AfDB Approves $304m Loan for South Africa
By Adedapo Adesanya
The African Development Bank (AfDB) has approved a $304 million loan, equivalent to 5 billion Rand, for the South African government to help it fight the COVID-19 pandemic and support its budget.
South Africa had plunged into a recession last year even before the outbreak of the COVID-19 started worsening its economy. In 2019, the country registered Gross Domestic Product (GDP) growth of 0.2 per cent, the lowest in a decade, and according to estimates, it could drop to the worst in 90 years in 2020.
Latest forecasts show that the second-largest economy in Africa will see its GDP shrink by at least 7 per cent this year in a worst-case scenario just as its budget deficit will expand around 15 per cent of its GDP.

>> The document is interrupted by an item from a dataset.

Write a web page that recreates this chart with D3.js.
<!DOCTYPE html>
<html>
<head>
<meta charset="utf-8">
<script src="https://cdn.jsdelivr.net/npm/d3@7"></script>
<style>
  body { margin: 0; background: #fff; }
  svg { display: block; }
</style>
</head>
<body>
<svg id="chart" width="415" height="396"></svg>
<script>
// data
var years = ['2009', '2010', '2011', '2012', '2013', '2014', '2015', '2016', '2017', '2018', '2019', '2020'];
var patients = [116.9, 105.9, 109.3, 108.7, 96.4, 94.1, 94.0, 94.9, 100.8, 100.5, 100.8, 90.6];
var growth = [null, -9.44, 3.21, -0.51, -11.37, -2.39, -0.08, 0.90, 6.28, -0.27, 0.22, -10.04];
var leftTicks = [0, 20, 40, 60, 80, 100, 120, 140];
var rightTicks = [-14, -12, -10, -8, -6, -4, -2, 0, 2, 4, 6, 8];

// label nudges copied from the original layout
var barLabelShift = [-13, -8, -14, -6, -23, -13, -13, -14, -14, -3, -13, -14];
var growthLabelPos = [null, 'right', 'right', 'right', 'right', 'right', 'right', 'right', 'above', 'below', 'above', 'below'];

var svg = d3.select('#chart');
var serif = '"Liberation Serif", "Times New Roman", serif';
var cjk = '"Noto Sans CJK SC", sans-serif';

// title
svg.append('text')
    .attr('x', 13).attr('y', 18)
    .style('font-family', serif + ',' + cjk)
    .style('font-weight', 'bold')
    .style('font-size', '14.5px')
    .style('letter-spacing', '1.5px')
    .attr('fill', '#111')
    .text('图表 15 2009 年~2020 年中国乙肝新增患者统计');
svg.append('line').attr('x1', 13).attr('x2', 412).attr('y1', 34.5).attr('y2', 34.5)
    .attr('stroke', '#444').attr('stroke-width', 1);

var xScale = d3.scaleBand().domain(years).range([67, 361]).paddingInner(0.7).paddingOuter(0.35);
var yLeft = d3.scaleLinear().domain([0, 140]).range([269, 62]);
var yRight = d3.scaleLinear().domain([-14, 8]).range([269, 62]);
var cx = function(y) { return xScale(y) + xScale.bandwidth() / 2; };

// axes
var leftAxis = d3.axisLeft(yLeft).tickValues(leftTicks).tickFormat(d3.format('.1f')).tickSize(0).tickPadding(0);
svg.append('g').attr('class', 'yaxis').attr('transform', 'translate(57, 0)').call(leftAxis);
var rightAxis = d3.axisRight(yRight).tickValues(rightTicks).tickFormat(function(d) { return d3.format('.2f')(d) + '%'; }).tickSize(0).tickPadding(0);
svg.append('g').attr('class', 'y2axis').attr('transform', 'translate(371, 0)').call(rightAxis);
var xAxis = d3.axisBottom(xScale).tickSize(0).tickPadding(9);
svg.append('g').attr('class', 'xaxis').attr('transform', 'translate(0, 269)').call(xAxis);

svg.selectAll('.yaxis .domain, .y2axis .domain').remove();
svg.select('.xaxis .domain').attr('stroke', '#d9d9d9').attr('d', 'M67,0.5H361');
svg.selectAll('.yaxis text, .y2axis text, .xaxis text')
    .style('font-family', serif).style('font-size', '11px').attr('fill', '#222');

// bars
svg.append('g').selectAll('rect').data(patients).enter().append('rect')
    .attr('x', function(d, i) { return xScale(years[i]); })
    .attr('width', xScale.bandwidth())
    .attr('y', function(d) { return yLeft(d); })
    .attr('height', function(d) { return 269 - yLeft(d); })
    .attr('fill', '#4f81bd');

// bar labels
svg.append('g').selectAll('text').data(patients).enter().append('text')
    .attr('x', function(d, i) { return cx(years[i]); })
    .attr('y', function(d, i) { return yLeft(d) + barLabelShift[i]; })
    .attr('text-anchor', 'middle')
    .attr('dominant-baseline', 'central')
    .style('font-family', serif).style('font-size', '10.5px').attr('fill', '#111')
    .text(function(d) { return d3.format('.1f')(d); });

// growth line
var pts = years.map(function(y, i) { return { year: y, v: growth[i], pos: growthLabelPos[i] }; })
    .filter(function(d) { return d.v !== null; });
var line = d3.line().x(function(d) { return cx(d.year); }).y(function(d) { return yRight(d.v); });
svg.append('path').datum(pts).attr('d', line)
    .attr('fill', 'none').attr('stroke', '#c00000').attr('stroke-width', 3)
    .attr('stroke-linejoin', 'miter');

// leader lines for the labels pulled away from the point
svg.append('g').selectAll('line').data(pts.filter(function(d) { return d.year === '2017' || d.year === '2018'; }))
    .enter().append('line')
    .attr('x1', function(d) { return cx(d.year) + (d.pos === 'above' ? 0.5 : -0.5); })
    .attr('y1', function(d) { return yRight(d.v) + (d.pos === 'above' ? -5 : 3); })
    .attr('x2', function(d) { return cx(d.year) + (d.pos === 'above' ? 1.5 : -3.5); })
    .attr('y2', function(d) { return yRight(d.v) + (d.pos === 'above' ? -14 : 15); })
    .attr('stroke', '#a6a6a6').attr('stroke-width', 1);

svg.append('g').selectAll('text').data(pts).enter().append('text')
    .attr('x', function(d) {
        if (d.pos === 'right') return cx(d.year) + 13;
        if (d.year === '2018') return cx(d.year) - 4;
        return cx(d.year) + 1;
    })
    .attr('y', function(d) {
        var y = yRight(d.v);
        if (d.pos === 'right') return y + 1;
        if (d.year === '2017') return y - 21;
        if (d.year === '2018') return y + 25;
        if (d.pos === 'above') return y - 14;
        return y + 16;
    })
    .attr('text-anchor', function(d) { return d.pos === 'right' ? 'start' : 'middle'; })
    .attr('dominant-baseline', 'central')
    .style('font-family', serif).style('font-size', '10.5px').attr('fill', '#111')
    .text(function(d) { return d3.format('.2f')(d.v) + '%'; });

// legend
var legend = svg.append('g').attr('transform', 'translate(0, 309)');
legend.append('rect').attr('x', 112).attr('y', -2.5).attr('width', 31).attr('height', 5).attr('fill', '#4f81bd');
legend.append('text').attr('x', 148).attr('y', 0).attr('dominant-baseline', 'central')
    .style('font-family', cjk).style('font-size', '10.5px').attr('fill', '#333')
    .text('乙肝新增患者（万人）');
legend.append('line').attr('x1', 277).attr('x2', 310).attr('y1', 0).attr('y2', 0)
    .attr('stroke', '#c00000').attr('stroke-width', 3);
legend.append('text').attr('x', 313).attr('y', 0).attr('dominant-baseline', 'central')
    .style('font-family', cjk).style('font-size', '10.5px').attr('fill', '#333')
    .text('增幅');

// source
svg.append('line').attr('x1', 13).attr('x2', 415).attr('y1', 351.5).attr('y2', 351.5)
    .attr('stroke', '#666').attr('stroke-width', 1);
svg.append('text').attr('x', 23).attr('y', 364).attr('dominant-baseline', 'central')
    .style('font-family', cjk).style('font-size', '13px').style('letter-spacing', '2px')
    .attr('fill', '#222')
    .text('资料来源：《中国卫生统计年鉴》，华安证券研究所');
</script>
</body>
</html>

The AfDB said in a statement that the loan was to protect lives and promote access to essential medical equipment, to protect livelihoods by preserving jobs, and also to support companies in the formal and informal economy.
“South Africa’s ability to respond to the pandemic has implications for neighbouring countries as well as the continent as a whole,” the bank said.

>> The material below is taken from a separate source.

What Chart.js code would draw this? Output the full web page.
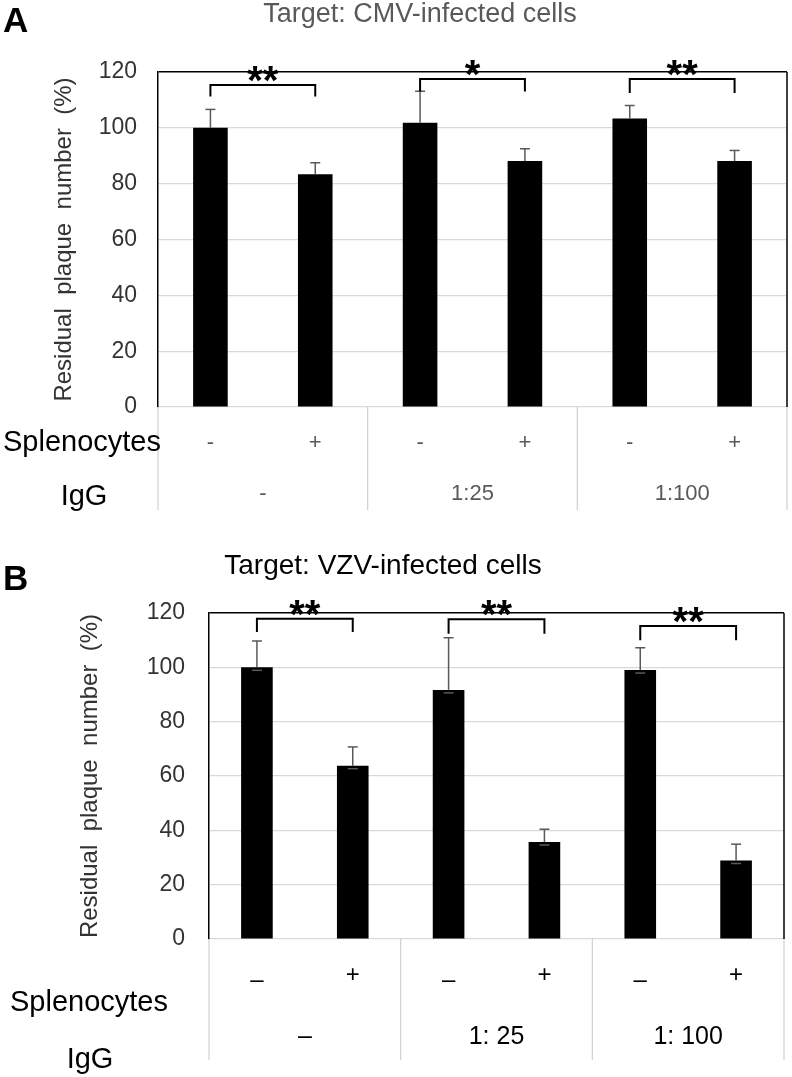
<!DOCTYPE html>
<html>
<head>
<meta charset="utf-8">
<script src="https://cdn.jsdelivr.net/npm/chart.js@4.4.1/dist/chart.umd.min.js"></script>
<style>
  html, body { margin:0; padding:0; background:#fff; }
  #wrap { position:relative; width:792px; height:1077px; }
  canvas { position:absolute; left:0; }
  #cA { top:0; }
  #cB { top:530px; }
</style>
</head>
<body>
<div id="wrap">
  <canvas id="cA" width="792" height="530"></canvas>
  <canvas id="cB" width="792" height="547"></canvas>
</div>
<script>
// datos
const categories = ['c1', 'c2', 'c3', 'c4', 'c5', 'c6'];
const splenA = ['-', '+', '-', '+', '-', '+'];
const splenB = ['\u2013', '+', '\u2013', '+', '\u2013', '+'];
const iggA = ['-', '1:25', '1:100'];
const iggB = ['\u2013', '1: 25', '1: 100'];

const cmvMean = [100, 83.4, 101.8, 88.1, 103.3, 88.1];
const cmvErr  = [6.6, 4.1, 11.3, 4.4, 4.7, 3.8];
const vzvMean = [100, 63.8, 91.7, 35.7, 99, 28.9];
const vzvErr  = [9.7, 6.9, 19.2, 4.7, 8.2, 6.0];

// corchetes de significancia: nivel horizontal y fin de las patas (en %)
const cmvSig = ['**', '*', '**'];
const cmvBracket = [115.3, 117.5, 117.5];
const cmvLeg = [111.2, 113, 112.5];
const vzvSig = ['**', '**', '**'];
const vzvBracket = [117.9, 117.7, 115.2];
const vzvLeg = [113, 112.4, 110];

const yTicks = [0, 20, 40, 60, 80, 100, 120];

const FONT = '"Liberation Sans", Arial, sans-serif';

function txt(ctx, s, x, y, font, color, align, base){
  ctx.save();
  ctx.font = font; ctx.fillStyle = color;
  ctx.textAlign = align || 'center'; ctx.textBaseline = base || 'middle';
  ctx.fillText(s, x, y);
  ctx.restore();
}

function line(ctx, x1, y1, x2, y2, color, w){
  ctx.save();
  ctx.strokeStyle = color; ctx.lineWidth = w;
  ctx.beginPath(); ctx.moveTo(x1, y1); ctx.lineTo(x2, y2); ctx.stroke();
  ctx.restore();
}

// plugin para barras de error, corchetes, tabla y titulos
function panelPlugin(cfg){
  return {
    id: 'panel' + cfg.letter,
    afterDraw(chart){
      const ctx = chart.ctx;
      const a = chart.chartArea;
      const ys = chart.scales.y;
      const meta = chart.getDatasetMeta(0);
      const xs = meta.data.map(b => b.x);

      // borde derecho
      line(ctx, a.right, a.top, a.right, a.bottom, '#000', 1.5);

      // barras de error
      cfg.mean.forEach((m, i) => {
        const y0 = ys.getPixelForValue(m);
        const y1 = ys.getPixelForValue(m + cfg.err[i]);
        line(ctx, xs[i], y0, xs[i], y1, '#595959', 1.5);
        line(ctx, xs[i] - 5, y1, xs[i] + 5, y1, '#595959', 1.5);
        if (cfg.lowCap) line(ctx, xs[i] - 5, y0 + 3, xs[i] + 5, y0 + 3, '#595959', 1.5);
      });

      // corchetes
      cfg.sig.forEach((s, g) => {
        const xl = xs[2 * g], xr = xs[2 * g + 1];
        const yb = ys.getPixelForValue(cfg.bracket[g]);
        const yl = ys.getPixelForValue(cfg.leg[g]);
        ctx.save();
        ctx.strokeStyle = '#000'; ctx.lineWidth = 2;
        ctx.beginPath();
        ctx.moveTo(xl, yl); ctx.lineTo(xl, yb); ctx.lineTo(xr, yb); ctx.lineTo(xr, yl);
        ctx.stroke();
        ctx.restore();
        txt(ctx, s, (xl + xr) / 2, yb - 12 + 0.57 * 40 - 2, 'bold 40px ' + FONT, '#000', 'center', 'alphabetic');
      });

      // tabla inferior
      const tb = a.bottom + cfg.tableH;
      const bounds = [a.left, (xs[1] + xs[2]) / 2, (xs[3] + xs[4]) / 2, a.right];
      bounds.forEach(x => line(ctx, x, a.bottom, x, tb, '#d0d0d0', 1.2));
      cfg.splen.forEach((s, i) => {
        const yy = a.bottom + (s === '+' ? cfg.plusY : cfg.signY);
        txt(ctx, s, xs[i], yy, cfg.signFont, cfg.signColor);
      });
      cfg.igg.forEach((s, g) => {
        txt(ctx, s, (xs[2 * g] + xs[2 * g + 1]) / 2, a.bottom + cfg.iggY, cfg.valFont, cfg.signColor);
      });
      txt(ctx, 'Splenocytes', cfg.splenX, a.bottom + cfg.splenLabY, cfg.labFont, '#000', 'left');
      txt(ctx, 'IgG', cfg.iggX, a.bottom + cfg.iggLabY, cfg.labFont, '#000', 'center');

      // letra del panel y titulo
      txt(ctx, cfg.letter, 3, cfg.letterY, 'bold 35px ' + FONT, '#000', 'left', 'alphabetic');
      txt(ctx, cfg.title, cfg.titleX, cfg.titleY, cfg.titleFont, cfg.titleColor);
    }
  };
}

function makeChart(id, cfg){
  return new Chart(document.getElementById(id), {
    type: 'bar',
    data: {
      labels: categories,
      datasets: [{
        data: cfg.mean,
        backgroundColor: '#000',
        borderWidth: 0,
        barPercentage: 0.33,
        categoryPercentage: 1
      }]
    },
    options: {
      responsive: false,
      animation: false,
      devicePixelRatio: 1,
      layout: { padding: cfg.padding },
      plugins: { legend: { display: false }, tooltip: { enabled: false } },
      scales: {
        x: { display: false },
        y: {
          min: 0, max: 120,
          afterBuildTicks: s => { s.ticks = yTicks.map(v => ({ value: v })); },
          afterFit: s => { s.width = cfg.axisW; },
          border: { color: '#000', width: 1.5 },
          grid: {
            drawTicks: false,
            color: c => c.tick && c.tick.value === 120 ? '#000' : '#d9d9d9',
            lineWidth: c => c.tick && c.tick.value === 120 ? 1.5 : 1.2
          },
          ticks: { padding: cfg.tickPad, color: '#333', font: { family: FONT, size: cfg.tickSize } },
          title: {
            display: true, text: 'Residual  plaque  number  (%)',
            color: '#333', padding: 0,
            font: { family: FONT, size: 24 }
          }
        }
      }
    },
    plugins: [panelPlugin(cfg)]
  });
}

makeChart('cA', {
  letter: 'A', letterY: 32,
  title: 'Target: CMV-infected cells', titleX: 420, titleY: 15,
  titleFont: '27px ' + FONT, titleColor: '#595959',
  mean: cmvMean, err: cmvErr, lowCap: false,
  sig: cmvSig, bracket: cmvBracket, leg: cmvLeg,
  splen: splenA, igg: iggA,
  signFont: '22px ' + FONT, valFont: '22px ' + FONT, signColor: '#595959',
  signY: 36, plusY: 36, iggY: 87, tableH: 103,
  labFont: '29px ' + FONT,
  splenX: 3, splenLabY: 36, iggX: 84, iggLabY: 90,
  padding: { top: 72, bottom: 123, left: 50, right: 5 },
  axisW: 108, tickPad: 21, tickSize: 23
});

makeChart('cB', {
  letter: 'B', letterY: 60,
  title: 'Target: VZV-infected cells', titleX: 383, titleY: 36,
  titleFont: '28px ' + FONT, titleColor: '#000',
  mean: vzvMean, err: vzvErr, lowCap: true,
  sig: vzvSig, bracket: vzvBracket, leg: vzvLeg,
  splen: splenB, igg: iggB,
  signFont: '24px ' + FONT, valFont: '25px ' + FONT, signColor: '#000',
  signY: 41, plusY: 36, iggY: 98, tableH: 121,
  labFont: '29px ' + FONT,
  splenX: 10, splenLabY: 64, iggX: 90, iggLabY: 121,
  padding: { top: 83, bottom: 138, left: 76, right: 8 },
  axisW: 133, tickPad: 24, tickSize: 23
});
</script>
</body>
</html>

The loan falls under the bank’s $10 billion COVID-19 Response Facility and will finance South Africa’s COVID-19 Response Support Program, and represents the lender’s first-ever budget support to the country.

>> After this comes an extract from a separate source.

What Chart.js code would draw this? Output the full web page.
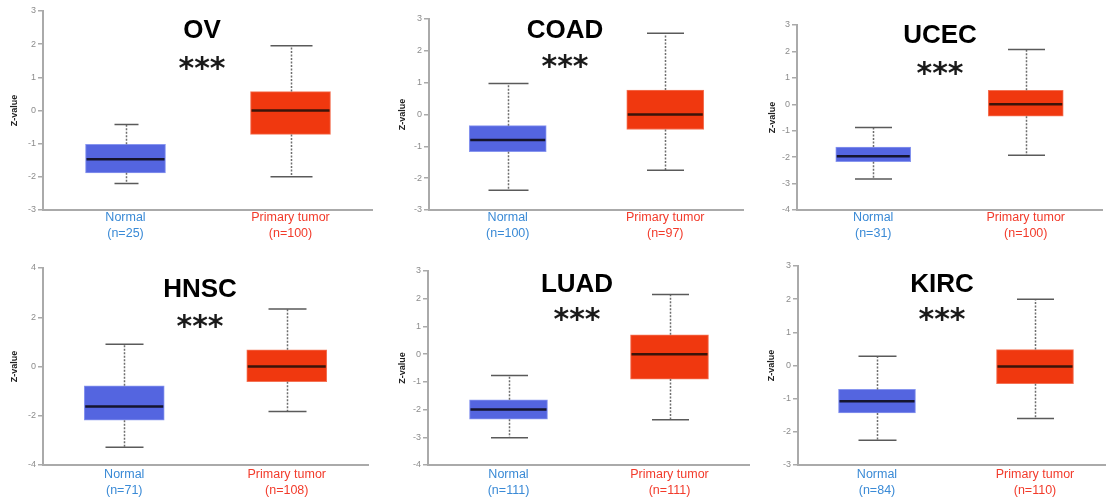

The operation is designed as a Crisis Response Budget Support Operation prepared following a request from the government of South Africa.
South Africa has also approached the International Monetary Fund for financial support in its fight against the coronavirus. The IMF is expected to consider its request next week.
The development bank of the BRICS (Brazil, Russia, India, China, South Africa) group of nations approved a $1 billion COVID-19 loan for South Africa earlier this year.
According to the statement, South Africa is ranked as the most prepared African country to deal with a pandemic, according to a Global Health Security (GHS) Index.
However, significant challenges remain in the public health sector, including underfunding and human resource shortages. While the private health sector is better equipped, it remains unaffordable to the majority of South Africans.
The COVID-19 outbreak is also likely to adversely affect the gains made in controlling other infectious diseases such as Tuberculosis and HIV/AIDS.
South Africa’s scaling up of mass testing has also put pressure on capacity at public sector laboratories, and concerns have been raised about the rising numbers of infections among health workers.
The country has the highest cases of the continent and is the fifth most affected nation globally with over 394,900 cases with almost 6,000 deaths.